The Scots have their final tune-up session on Sunday as they take on Luxembourg after Wednesday's impressive 2-2 draw with Holland sent belief in the Tartan Army sky high.

It is a different story to when Clarke was appointed two years back. He inherited a side unsure of itself after Alex McLeish's troubled tenure, but bit by bit the Scots have developed a swagger which Clarke hopes can now enable them to stride beyond the groups.

"I've got to be honest I don't like the word arrogance but I know where everyone goes with it – it's a confidence," he explained.

"You have to go into these matches against the top teams with a belief that you can get something out of the game.

"We did that the other night and it's a mindset that we have to take that into the tournament.

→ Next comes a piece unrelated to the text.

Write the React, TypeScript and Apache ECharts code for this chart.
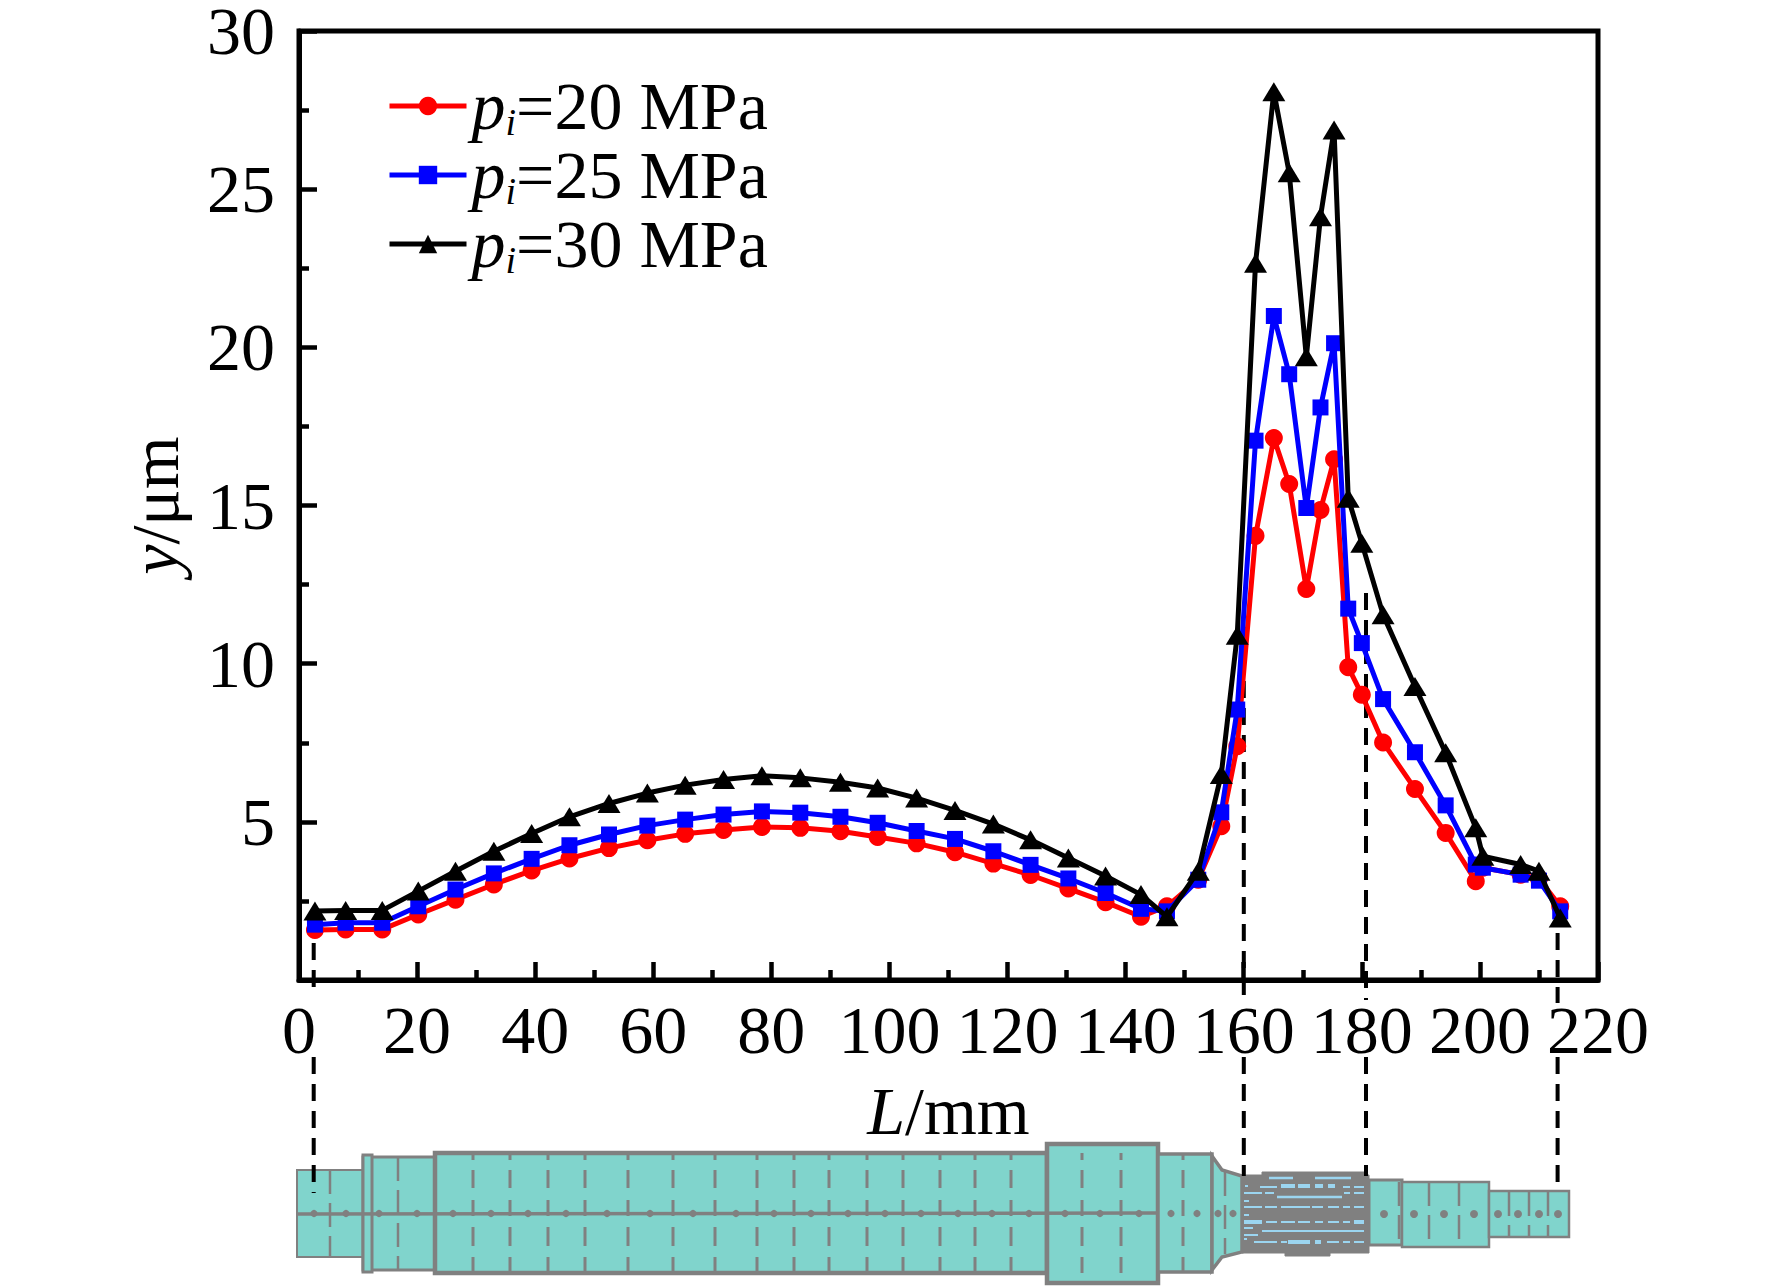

"It's three tough games against three difficult opponents – but we have to relish that challenge.

"Experience helps. I've banged on a couple of times since getting this job about international experience. Being used to playing international matches and being successful.

"Not losing is important and the recent run we've been on is decent. We want to continue that into the tournament.

"I haven't so much had to drill it into them about self-belief but I have my own way of working.

"I've never approached a football match as a player, coach or a manager thinking, 'We're going to get beat today'.

"I've never thought that once in my career. Maybe subconsciously I've managed to put that point across to the players.

"We have to respect every team we play, no matter how big or small they are.

"But it's about reaching our level of performance. If we can reach our level of performance I believe we can get results against most teams."